What surprises me about the number of articles is that the application doesn’t exist. Yes, there is a new app that helps you to prepare for confession. It is a high-tech version of confession guides that have been around for many years.
How do reporters get from a confession guide on the iPhone to going to confession over the phone? I think it is bad case of jumping to conclusions combined with sloppy journalism. After all, if you just look at the download site for the app and read a couple paragraphs about it, you’ll realize that you don’t use the app to actually go to confession. You don’t have to download the app to figure that out, you don’t have to buy anything – and you don’t have to be Catholic.

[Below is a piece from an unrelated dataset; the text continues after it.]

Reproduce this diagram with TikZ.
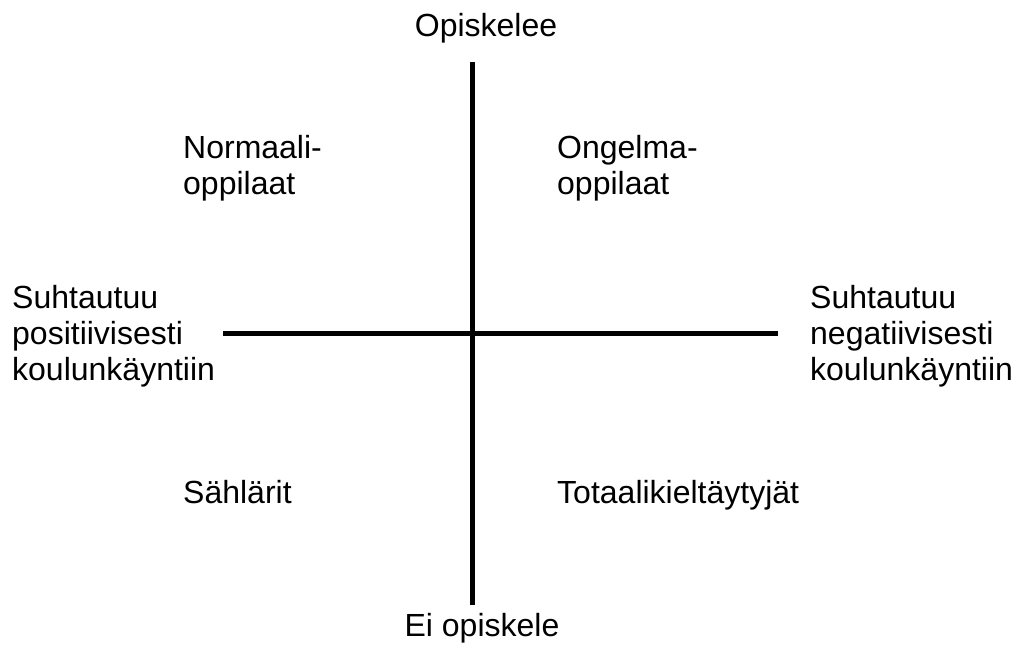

Perhaps somewhere out there in journalism land there is the first sloppy reporter who started the story that the app let’s you confess over the phone. So all the other reporter lemmings just followed him over the cliff.
But that isn’t how journalism is supposed to work. It is supposed to be based on a bit of research and investigation.
Let’s say my friend who sells Ford cars calls me up and said they have a new model that is supposed to get 100 miles to a gallon of gas. Unless I’m one of the reporters who thinks
Catholics can confess over the phone (and I’m not), I would not immediately write an article about the 100-mile-per-gallon Ford.
No. I would call up the folks at Ford headquarters and ask if they really have such a car. If they gave any indication there was truth to the story, I would ask for proof – like testing results. And I would ask to talk to someone who had actually driven the car and kept track of the mileage. I would ask to see the car and drive it myself.
That’s what a journalist does. And just to be safe, if I were driving the new Ford I would not be on the phone going to confession at the same time – even if I really could.